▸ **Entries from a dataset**
■ ■ ■
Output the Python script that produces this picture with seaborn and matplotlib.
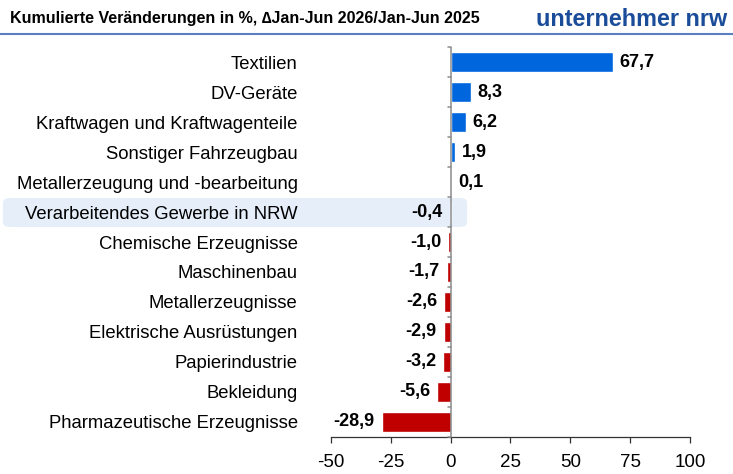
import matplotlib
matplotlib.use('Agg')
import matplotlib.pyplot as plt
from matplotlib.patches import FancyBboxPatch
from matplotlib.lines import Line2D
import pandas as pd
import seaborn as sns

branchen = ['Textilien', 'DV-Geräte', 'Kraftwagen und Kraftwagenteile',
            'Sonstiger Fahrzeugbau', 'Metallerzeugung und -bearbeitung',
            'Verarbeitendes Gewerbe in NRW', 'Chemische Erzeugnisse',
            'Maschinenbau', 'Metallerzeugnisse', 'Elektrische Ausrüstungen',
            'Papierindustrie', 'Bekleidung', 'Pharmazeutische Erzeugnisse']
werte = [67.7, 8.3, 6.2, 1.9, 0.1, -0.4, -1.0, -1.7, -2.6, -2.9, -3.2, -5.6, -28.9]
xticks = [-50, -25, 0, 25, 50, 75, 100]
titel = 'Kumulierte Veränderungen in %, \u2206Jan-Jun 2026/Jan-Jun 2025'
logo = 'unternehmer nrw'

df = pd.DataFrame({'branche': branchen, 'wert': werte})
df['vz'] = ['pos' if w >= 0 else 'neg' for w in werte]

sns.set_theme(style='white')
plt.rcParams['font.family'] = ['Liberation Sans', 'DejaVu Sans']
plt.rcParams['axes.unicode_minus'] = False

fig = plt.figure(figsize=(7.33, 4.74), dpi=100)
ax = fig.add_axes([0.4516, 0.0781, 0.4897, 0.8227])
ax.patch.set_alpha(0)

sns.barplot(data=df, x='wert', y='branche', hue='vz', order=branchen,
            palette={'pos': '#0066dd', 'neg': '#c00000'}, dodge=False,
            saturation=1, legend=False, width=0.66, orient='h', ax=ax)

for c in ax.containers:
    labs = [('%.1f' % b.get_width()).replace('.', ',') for b in c]
    ax.bar_label(c, labels=labs, padding=5, fontsize=13, fontweight='bold',
                 color='black')

ax.set_xlim(-50, 100)
ax.set_ylim(len(branchen) - 0.5, -0.5)
ax.set_xticks(xticks)
ax.set_xlabel('')
ax.set_ylabel('')
for s in ['top', 'right', 'left']:
    ax.spines[s].set_visible(False)
ax.spines['bottom'].set_color('#333333')
ax.spines['bottom'].set_linewidth(0.9)
ax.tick_params(axis='x', length=4, width=0.9, color='#333333', labelsize=13.5,
               labelcolor='black', pad=8, bottom=True)
ax.tick_params(axis='y', length=0, labelsize=13.3, labelcolor='black', pad=24)

# Nulllinie mit kleinen Trennstrichen
ax.axvline(0, color='#8c8c8c', lw=1.1, zorder=3)
for i in range(len(branchen) + 1):
    ax.plot([-1.3, 0], [i - 0.5, i - 0.5], color='#8c8c8c', lw=1.1,
            zorder=3, clip_on=False)

# Hervorhebung NRW gesamt
band = FancyBboxPatch((0.004, 1 - 227 / 474), 470 / 733 - 0.008, 29 / 474,
                      boxstyle='round,pad=0,rounding_size=0.01',
                      transform=fig.transFigure, facecolor='#e5eef9',
                      edgecolor='none', zorder=-1)
fig.patches.append(band)

# Kopfzeile
fig.text(0.013, 1 - 19 / 474, titel, fontsize=11.5, fontweight='bold',
         color='black', va='center')
fig.text(0.992, 1 - 19 / 474, logo, fontsize=16.8, fontweight='bold',
         color='#1a4c99', ha='right', va='center')
fig.add_artist(Line2D([0, 1], [1 - 34 / 474, 1 - 34 / 474],
                      transform=fig.transFigure, color='#5b80c2', lw=1.5))

fig.savefig('out.png', dpi=100)
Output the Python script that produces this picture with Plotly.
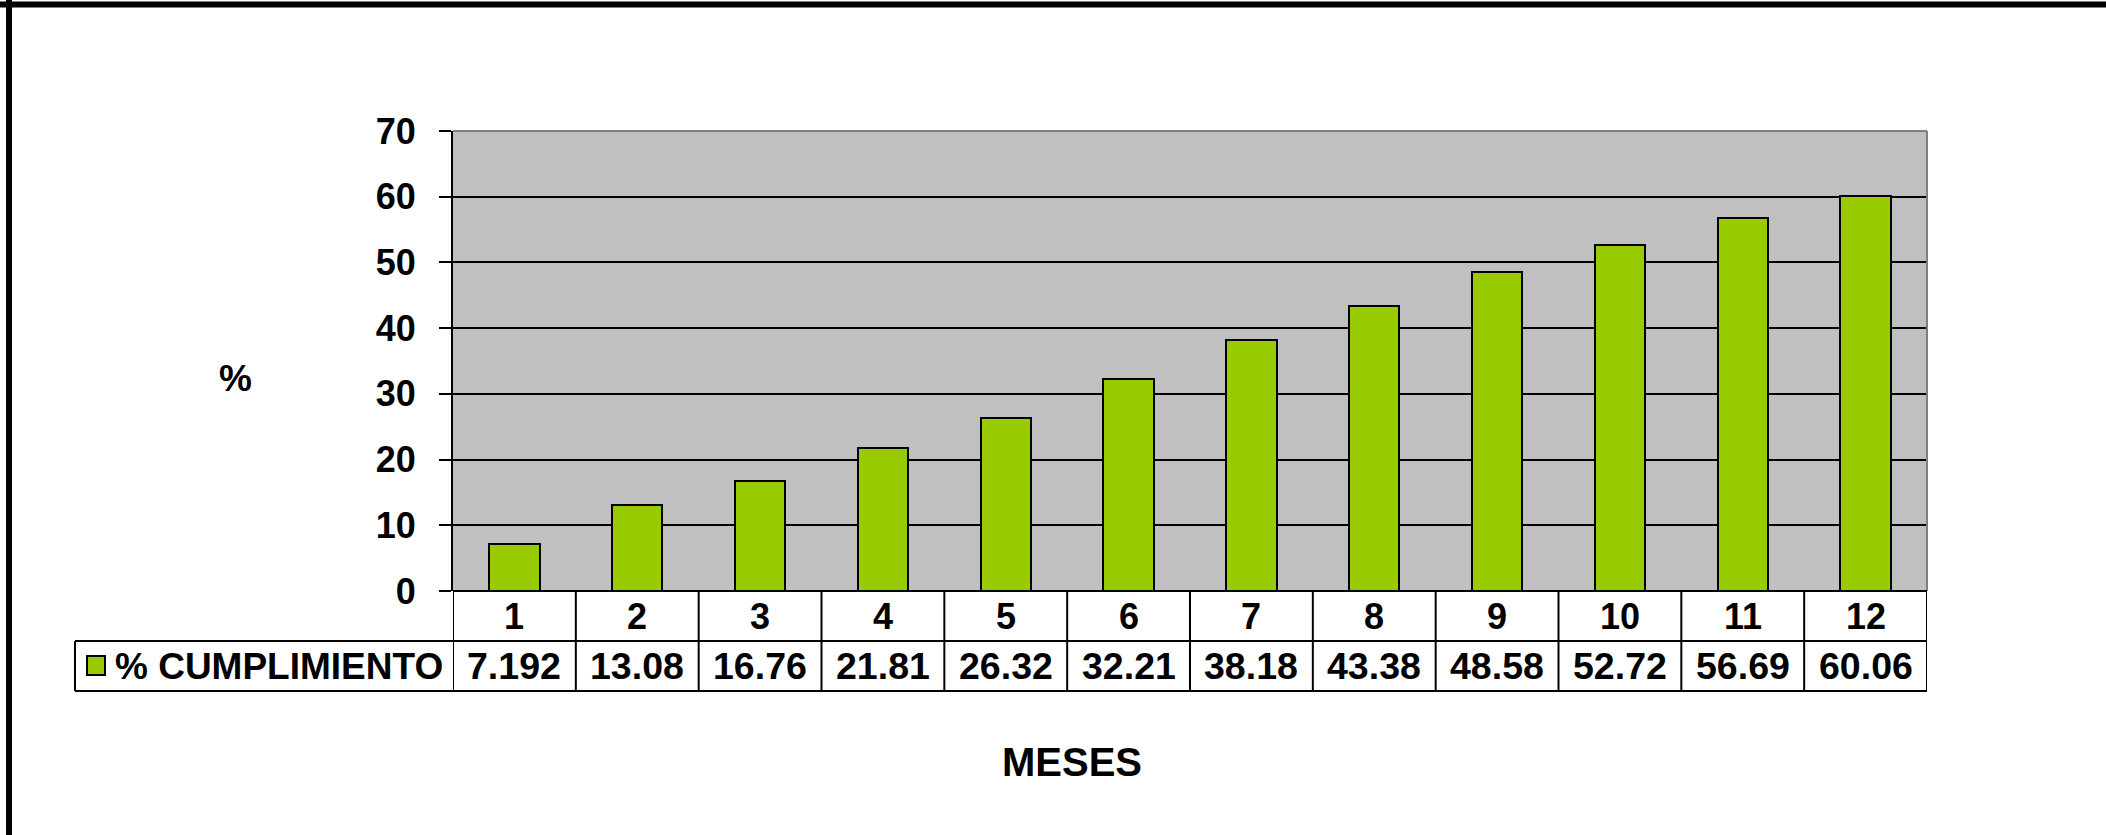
import plotly.graph_objects as go

# Monthly compliance data
meses = [1, 2, 3, 4, 5, 6, 7, 8, 9, 10, 11, 12]
cumplimiento = [7.192, 13.08, 16.76, 21.81, 26.32, 32.21, 38.18, 43.38, 48.58, 52.72, 56.69, 60.06]
serie_nombre = "% CUMPLIMIENTO"
y_ticks = [0, 10, 20, 30, 40, 50, 60, 70]

W, H = 2106, 835
FONT = "Arial, Liberation Sans, sans-serif"
GREEN = "#99CC00"


def px(x):
    return x / W


def py(y):
    return 1 - y / H


# plot area in page pixels
PL, PR, PT, PB = 453, 1927, 131, 591
ROW1, ROW2 = 641, 691
LEG_L = 75

fig = go.Figure()
fig.add_trace(go.Bar(
    x=meses, y=cumplimiento, name=serie_nombre, width=0.41,
    marker=dict(color=GREEN, line=dict(color="black", width=2)),
    showlegend=False,
))

shapes = []
# plot frame: grey top and right edges
shapes.append(dict(type="line", xref="paper", yref="paper", x0=px(PL), x1=px(PR), y0=py(PT), y1=py(PT),
                   line=dict(color="#808080", width=2)))
shapes.append(dict(type="line", xref="paper", yref="paper", x0=px(PR), x1=px(PR), y0=py(PT), y1=py(PB),
                   line=dict(color="#808080", width=2)))

# data table below the plot
n = len(meses)
for i in range(n + 1):
    shapes.append(dict(type="line", xref="x", yref="paper", x0=0.5 + i, x1=0.5 + i,
                       y0=py(PB), y1=py(ROW2), line=dict(color="black", width=2)))
shapes.append(dict(type="line", xref="x", yref="paper", x0=0.5, x1=n + 0.5, y0=py(PB), y1=py(PB),
                   line=dict(color="black", width=2)))
for yy in (ROW1, ROW2):
    shapes.append(dict(type="line", xref="x", yref="paper", x0=0.5, x1=n + 0.5, y0=py(yy), y1=py(yy),
                       line=dict(color="black", width=2)))
    shapes.append(dict(type="line", xref="paper", yref="paper", x0=px(LEG_L), x1=px(PL), y0=py(yy), y1=py(yy),
                       line=dict(color="black", width=2)))
shapes.append(dict(type="line", xref="paper", yref="paper", x0=px(LEG_L), x1=px(LEG_L), y0=py(ROW1), y1=py(ROW2),
                   line=dict(color="black", width=2)))
# legend key
shapes.append(dict(type="rect", xref="paper", yref="paper", x0=px(87), x1=px(105), y0=py(675), y1=py(656),
                   fillcolor=GREEN, line=dict(color="black", width=2)))

# outer frame (top and left)
shapes.append(dict(type="line", xref="paper", yref="paper", x0=0, x1=1, y0=py(4.5), y1=py(4.5),
                   line=dict(color="black", width=6)))
shapes.append(dict(type="line", xref="paper", yref="paper", x0=px(9), x1=px(9), y0=py(0), y1=0,
                   line=dict(color="black", width=6)))

annotations = []
for m, v in zip(meses, cumplimiento):
    annotations.append(dict(x=m, xref="x", y=py((PB + ROW1) / 2), yref="paper", text=f"<b>{m}</b>",
                            showarrow=False, xanchor="center", yanchor="middle",
                            font=dict(family=FONT, size=36, color="black")))
    annotations.append(dict(x=m, xref="x", y=py((ROW1 + ROW2) / 2), yref="paper", text=f"<b>{v:.4g}</b>",
                            showarrow=False, xanchor="center", yanchor="middle",
                            font=dict(family=FONT, size=37.5, color="black")))
annotations.append(dict(x=px(113), xref="paper", y=py((ROW1 + ROW2) / 2), yref="paper",
                        text=f"<b>{serie_nombre}</b>", showarrow=False, xanchor="left", yanchor="middle",
                        font=dict(family=FONT, size=37, color="black")))
annotations.append(dict(x=px(235), xref="paper", y=py(378), yref="paper", text="<b>%</b>",
                        showarrow=False, xanchor="center", yanchor="middle",
                        font=dict(family=FONT, size=37, color="black")))
annotations.append(dict(x=px(1072), xref="paper", y=py(762), yref="paper", text="<b>MESES</b>",
                        showarrow=False, xanchor="center", yanchor="middle",
                        font=dict(family=FONT, size=40, color="black")))

fig.update_layout(
    width=W, height=H, autosize=False,
    margin=dict(l=0, r=0, t=0, b=0, pad=0, autoexpand=False),
    paper_bgcolor="white",
    plot_bgcolor="#C0C0C0",
    bargap=0,
    xaxis=dict(domain=[px(PL), px(PR)], range=[0.5, n + 0.5], showticklabels=False,
               showgrid=False, zeroline=False, showline=False, ticks="", automargin=False),
    yaxis=dict(domain=[py(PB), py(PT)], range=[0, 70], tickvals=y_ticks,
               ticktext=[f"<b>{t}</b>" for t in y_ticks],
               tickfont=dict(family=FONT, size=36, color="black"),
               ticks="outside", ticklen=12, tickwidth=2, tickcolor="black",
               ticklabelstandoff=16, automargin=False,
               showgrid=True, gridcolor="black", gridwidth=2,
               zeroline=False, showline=True, linecolor="black", linewidth=2),
    shapes=shapes,
    annotations=annotations,
)

fig.write_html("out.html", config={"responsive": False, "displayModeBar": False},
               post_script="document.body.style.margin='0';document.body.style.overflow='hidden';")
■ ■ ■
▸ **Aim**
Repeat the listing above up to and including the line with "plt.rcParams['axes.unicode_minus'] = False", starting from its first line. Drop any pictures.

▸ **Final answer**
Output the Python script that produces this picture with seaborn and matplotlib.
import matplotlib
matplotlib.use('Agg')
import matplotlib.pyplot as plt
from matplotlib.patches import FancyBboxPatch
from matplotlib.lines import Line2D
import pandas as pd
import seaborn as sns

branchen = ['Textilien', 'DV-Geräte', 'Kraftwagen und Kraftwagenteile',
            'Sonstiger Fahrzeugbau', 'Metallerzeugung und -bearbeitung',
            'Verarbeitendes Gewerbe in NRW', 'Chemische Erzeugnisse',
            'Maschinenbau', 'Metallerzeugnisse', 'Elektrische Ausrüstungen',
            'Papierindustrie', 'Bekleidung', 'Pharmazeutische Erzeugnisse']
werte = [67.7, 8.3, 6.2, 1.9, 0.1, -0.4, -1.0, -1.7, -2.6, -2.9, -3.2, -5.6, -28.9]
xticks = [-50, -25, 0, 25, 50, 75, 100]
titel = 'Kumulierte Veränderungen in %, \u2206Jan-Jun 2026/Jan-Jun 2025'
logo = 'unternehmer nrw'

df = pd.DataFrame({'branche': branchen, 'wert': werte})
df['vz'] = ['pos' if w >= 0 else 'neg' for w in werte]

sns.set_theme(style='white')
plt.rcParams['font.family'] = ['Liberation Sans', 'DejaVu Sans']
plt.rcParams['axes.unicode_minus'] = False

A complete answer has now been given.